STATED TASK:
Output the material below unchanged, apart from leaving out the pictures.

SOURCE MATERIAL:
========================================
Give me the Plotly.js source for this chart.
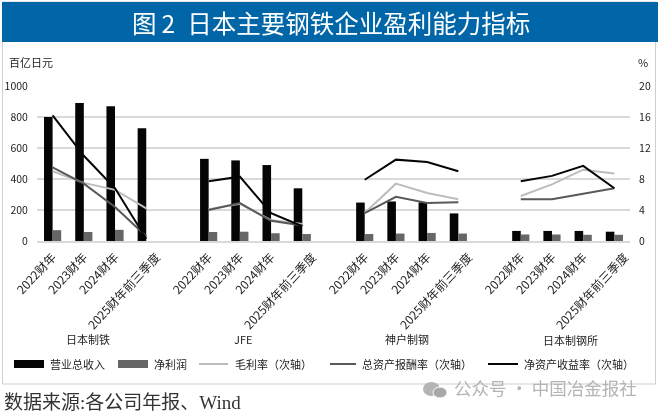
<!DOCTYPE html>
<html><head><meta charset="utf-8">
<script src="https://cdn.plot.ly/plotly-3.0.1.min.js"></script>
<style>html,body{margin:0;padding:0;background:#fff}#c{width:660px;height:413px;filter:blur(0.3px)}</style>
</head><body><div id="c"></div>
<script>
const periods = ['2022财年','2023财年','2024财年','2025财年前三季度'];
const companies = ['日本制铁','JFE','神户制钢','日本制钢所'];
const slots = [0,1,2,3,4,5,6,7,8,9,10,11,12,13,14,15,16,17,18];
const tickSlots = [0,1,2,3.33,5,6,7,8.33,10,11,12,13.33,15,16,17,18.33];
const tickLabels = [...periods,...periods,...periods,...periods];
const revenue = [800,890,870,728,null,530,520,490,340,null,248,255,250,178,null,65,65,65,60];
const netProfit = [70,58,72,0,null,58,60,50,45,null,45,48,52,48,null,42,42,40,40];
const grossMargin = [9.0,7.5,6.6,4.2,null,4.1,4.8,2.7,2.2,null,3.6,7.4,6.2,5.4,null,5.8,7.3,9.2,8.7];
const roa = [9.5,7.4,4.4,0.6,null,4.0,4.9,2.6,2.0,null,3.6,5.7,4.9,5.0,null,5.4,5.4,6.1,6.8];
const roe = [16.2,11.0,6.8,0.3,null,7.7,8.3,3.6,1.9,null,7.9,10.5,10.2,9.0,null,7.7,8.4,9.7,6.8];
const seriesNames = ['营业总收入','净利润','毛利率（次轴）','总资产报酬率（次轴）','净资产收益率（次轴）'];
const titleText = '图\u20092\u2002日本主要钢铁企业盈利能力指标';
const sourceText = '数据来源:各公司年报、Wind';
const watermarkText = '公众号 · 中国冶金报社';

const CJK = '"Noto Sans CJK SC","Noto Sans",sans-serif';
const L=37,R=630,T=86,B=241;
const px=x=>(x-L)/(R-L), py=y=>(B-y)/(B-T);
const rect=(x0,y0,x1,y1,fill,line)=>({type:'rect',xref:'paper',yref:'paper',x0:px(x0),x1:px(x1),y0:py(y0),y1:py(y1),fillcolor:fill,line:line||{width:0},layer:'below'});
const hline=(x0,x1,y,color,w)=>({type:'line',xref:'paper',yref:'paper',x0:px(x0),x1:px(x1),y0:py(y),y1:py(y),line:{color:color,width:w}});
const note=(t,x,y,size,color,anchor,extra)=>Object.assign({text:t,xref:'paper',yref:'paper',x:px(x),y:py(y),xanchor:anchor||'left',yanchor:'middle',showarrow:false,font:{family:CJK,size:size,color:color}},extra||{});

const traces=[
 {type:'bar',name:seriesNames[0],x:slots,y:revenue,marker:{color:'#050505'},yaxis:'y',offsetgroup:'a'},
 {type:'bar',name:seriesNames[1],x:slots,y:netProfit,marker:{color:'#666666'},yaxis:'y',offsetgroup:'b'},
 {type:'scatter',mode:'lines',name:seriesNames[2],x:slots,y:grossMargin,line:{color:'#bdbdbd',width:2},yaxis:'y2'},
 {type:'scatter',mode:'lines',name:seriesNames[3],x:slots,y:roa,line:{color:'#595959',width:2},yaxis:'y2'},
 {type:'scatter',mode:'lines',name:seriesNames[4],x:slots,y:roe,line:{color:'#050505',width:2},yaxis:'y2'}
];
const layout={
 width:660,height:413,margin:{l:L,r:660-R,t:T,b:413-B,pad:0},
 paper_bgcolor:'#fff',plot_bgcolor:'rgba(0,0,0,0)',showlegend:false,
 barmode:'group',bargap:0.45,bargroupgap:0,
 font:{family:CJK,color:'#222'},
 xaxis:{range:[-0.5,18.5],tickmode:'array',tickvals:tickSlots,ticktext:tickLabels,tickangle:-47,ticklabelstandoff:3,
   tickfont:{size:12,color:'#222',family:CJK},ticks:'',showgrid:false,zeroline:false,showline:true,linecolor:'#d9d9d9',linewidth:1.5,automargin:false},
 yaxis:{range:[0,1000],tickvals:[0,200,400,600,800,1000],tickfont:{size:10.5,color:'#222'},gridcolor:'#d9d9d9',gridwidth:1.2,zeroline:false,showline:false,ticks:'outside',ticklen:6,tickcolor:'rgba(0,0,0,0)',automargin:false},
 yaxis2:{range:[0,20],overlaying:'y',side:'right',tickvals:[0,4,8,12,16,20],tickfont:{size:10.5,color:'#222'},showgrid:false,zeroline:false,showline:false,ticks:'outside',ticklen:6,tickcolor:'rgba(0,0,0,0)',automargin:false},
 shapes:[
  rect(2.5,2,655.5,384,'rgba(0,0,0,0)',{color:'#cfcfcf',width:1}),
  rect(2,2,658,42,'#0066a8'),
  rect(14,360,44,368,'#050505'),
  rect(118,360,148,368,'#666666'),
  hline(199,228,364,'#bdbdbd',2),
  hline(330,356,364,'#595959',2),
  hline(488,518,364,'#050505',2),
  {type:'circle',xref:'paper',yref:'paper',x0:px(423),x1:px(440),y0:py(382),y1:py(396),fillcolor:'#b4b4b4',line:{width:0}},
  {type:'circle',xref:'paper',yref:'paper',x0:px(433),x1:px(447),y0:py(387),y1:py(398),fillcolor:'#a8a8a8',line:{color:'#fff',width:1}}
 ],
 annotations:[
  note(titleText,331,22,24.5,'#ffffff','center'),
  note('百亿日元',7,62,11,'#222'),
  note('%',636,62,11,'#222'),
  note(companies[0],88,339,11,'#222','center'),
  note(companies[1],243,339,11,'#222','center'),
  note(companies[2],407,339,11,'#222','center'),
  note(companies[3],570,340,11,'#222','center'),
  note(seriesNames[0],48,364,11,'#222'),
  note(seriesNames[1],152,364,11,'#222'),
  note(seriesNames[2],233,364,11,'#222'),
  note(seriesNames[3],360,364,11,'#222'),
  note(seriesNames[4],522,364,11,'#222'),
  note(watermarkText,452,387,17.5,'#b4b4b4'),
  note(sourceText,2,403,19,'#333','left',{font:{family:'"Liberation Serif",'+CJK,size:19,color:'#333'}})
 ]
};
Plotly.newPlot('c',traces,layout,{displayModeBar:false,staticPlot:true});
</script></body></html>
========================================
TASK ANSWER:
Give me the Plotly.js source for this chart.
<!DOCTYPE html>
<html><head><meta charset="utf-8">
<script src="https://cdn.plot.ly/plotly-3.0.1.min.js"></script>
<style>html,body{margin:0;padding:0;background:#fff}#c{width:660px;height:413px;filter:blur(0.3px)}</style>
</head><body><div id="c"></div>
<script>
const periods = ['2022财年','2023财年','2024财年','2025财年前三季度'];
const companies = ['日本制铁','JFE','神户制钢','日本制钢所'];
const slots = [0,1,2,3,4,5,6,7,8,9,10,11,12,13,14,15,16,17,18];
const tickSlots = [0,1,2,3.33,5,6,7,8.33,10,11,12,13.33,15,16,17,18.33];
const tickLabels = [...periods,...periods,...periods,...periods];
const revenue = [800,890,870,728,null,530,520,490,340,null,248,255,250,178,null,65,65,65,60];
const netProfit = [70,58,72,0,null,58,60,50,45,null,45,48,52,48,null,42,42,40,40];
const grossMargin = [9.0,7.5,6.6,4.2,null,4.1,4.8,2.7,2.2,null,3.6,7.4,6.2,5.4,null,5.8,7.3,9.2,8.7];
const roa = [9.5,7.4,4.4,0.6,null,4.0,4.9,2.6,2.0,null,3.6,5.7,4.9,5.0,null,5.4,5.4,6.1,6.8];
const roe = [16.2,11.0,6.8,0.3,null,7.7,8.3,3.6,1.9,null,7.9,10.5,10.2,9.0,null,7.7,8.4,9.7,6.8];
const seriesNames = ['营业总收入','净利润','毛利率（次轴）','总资产报酬率（次轴）','净资产收益率（次轴）'];
const titleText = '图\u20092\u2002日本主要钢铁企业盈利能力指标';
const sourceText = '数据来源:各公司年报、Wind';
const watermarkText = '公众号 · 中国冶金报社';

const CJK = '"Noto Sans CJK SC","Noto Sans",sans-serif';
const L=37,R=630,T=86,B=241;
const px=x=>(x-L)/(R-L), py=y=>(B-y)/(B-T);
const rect=(x0,y0,x1,y1,fill,line)=>({type:'rect',xref:'paper',yref:'paper',x0:px(x0),x1:px(x1),y0:py(y0),y1:py(y1),fillcolor:fill,line:line||{width:0},layer:'below'});
const hline=(x0,x1,y,color,w)=>({type:'line',xref:'paper',yref:'paper',x0:px(x0),x1:px(x1),y0:py(y),y1:py(y),line:{color:color,width:w}});
const note=(t,x,y,size,color,anchor,extra)=>Object.assign({text:t,xref:'paper',yref:'paper',x:px(x),y:py(y),xanchor:anchor||'left',yanchor:'middle',showarrow:false,font:{family:CJK,size:size,color:color}},extra||{});

const traces=[
 {type:'bar',name:seriesNames[0],x:slots,y:revenue,marker:{color:'#050505'},yaxis:'y',offsetgroup:'a'},
 {type:'bar',name:seriesNames[1],x:slots,y:netProfit,marker:{color:'#666666'},yaxis:'y',offsetgroup:'b'},
 {type:'scatter',mode:'lines',name:seriesNames[2],x:slots,y:grossMargin,line:{color:'#bdbdbd',width:2},yaxis:'y2'},
 {type:'scatter',mode:'lines',name:seriesNames[3],x:slots,y:roa,line:{color:'#595959',width:2},yaxis:'y2'},
 {type:'scatter',mode:'lines',name:seriesNames[4],x:slots,y:roe,line:{color:'#050505',width:2},yaxis:'y2'}
];
const layout={
 width:660,height:413,margin:{l:L,r:660-R,t:T,b:413-B,pad:0},
 paper_bgcolor:'#fff',plot_bgcolor:'rgba(0,0,0,0)',showlegend:false,
 barmode:'group',bargap:0.45,bargroupgap:0,
 font:{family:CJK,color:'#222'},
 xaxis:{range:[-0.5,18.5],tickmode:'array',tickvals:tickSlots,ticktext:tickLabels,tickangle:-47,ticklabelstandoff:3,
   tickfont:{size:12,color:'#222',family:CJK},ticks:'',showgrid:false,zeroline:false,showline:true,linecolor:'#d9d9d9',linewidth:1.5,automargin:false},
 yaxis:{range:[0,1000],tickvals:[0,200,400,600,800,1000],tickfont:{size:10.5,color:'#222'},gridcolor:'#d9d9d9',gridwidth:1.2,zeroline:false,showline:false,ticks:'outside',ticklen:6,tickcolor:'rgba(0,0,0,0)',automargin:false},
 yaxis2:{range:[0,20],overlaying:'y',side:'right',tickvals:[0,4,8,12,16,20],tickfont:{size:10.5,color:'#222'},showgrid:false,zeroline:false,showline:false,ticks:'outside',ticklen:6,tickcolor:'rgba(0,0,0,0)',automargin:false},
 shapes:[
  rect(2.5,2,655.5,384,'rgba(0,0,0,0)',{color:'#cfcfcf',width:1}),
  rect(2,2,658,42,'#0066a8'),
  rect(14,360,44,368,'#050505'),
  rect(118,360,148,368,'#666666'),
  hline(199,228,364,'#bdbdbd',2),
  hline(330,356,364,'#595959',2),
  hline(488,518,364,'#050505',2),
  {type:'circle',xref:'paper',yref:'paper',x0:px(423),x1:px(440),y0:py(382),y1:py(396),fillcolor:'#b4b4b4',line:{width:0}},
  {type:'circle',xref:'paper',yref:'paper',x0:px(433),x1:px(447),y0:py(387),y1:py(398),fillcolor:'#a8a8a8',line:{color:'#fff',width:1}}
 ],
 annotations:[
  note(titleText,331,22,24.5,'#ffffff','center'),
  note('百亿日元',7,62,11,'#222'),
  note('%',636,62,11,'#222'),
  note(companies[0],88,339,11,'#222','center'),
  note(companies[1],243,339,11,'#222','center'),
  note(companies[2],407,339,11,'#222','center'),
  note(companies[3],570,340,11,'#222','center'),
  note(seriesNames[0],48,364,11,'#222'),
  note(seriesNames[1],152,364,11,'#222'),
  note(seriesNames[2],233,364,11,'#222'),
  note(seriesNames[3],360,364,11,'#222'),
  note(seriesNames[4],522,364,11,'#222'),
  note(watermarkText,452,387,17.5,'#b4b4b4'),
  note(sourceText,2,403,19,'#333','left',{font:{family:'"Liberation Serif",'+CJK,size:19,color:'#333'}})
 ]
};
Plotly.newPlot('c',traces,layout,{displayModeBar:false,staticPlot:true});
</script></body></html>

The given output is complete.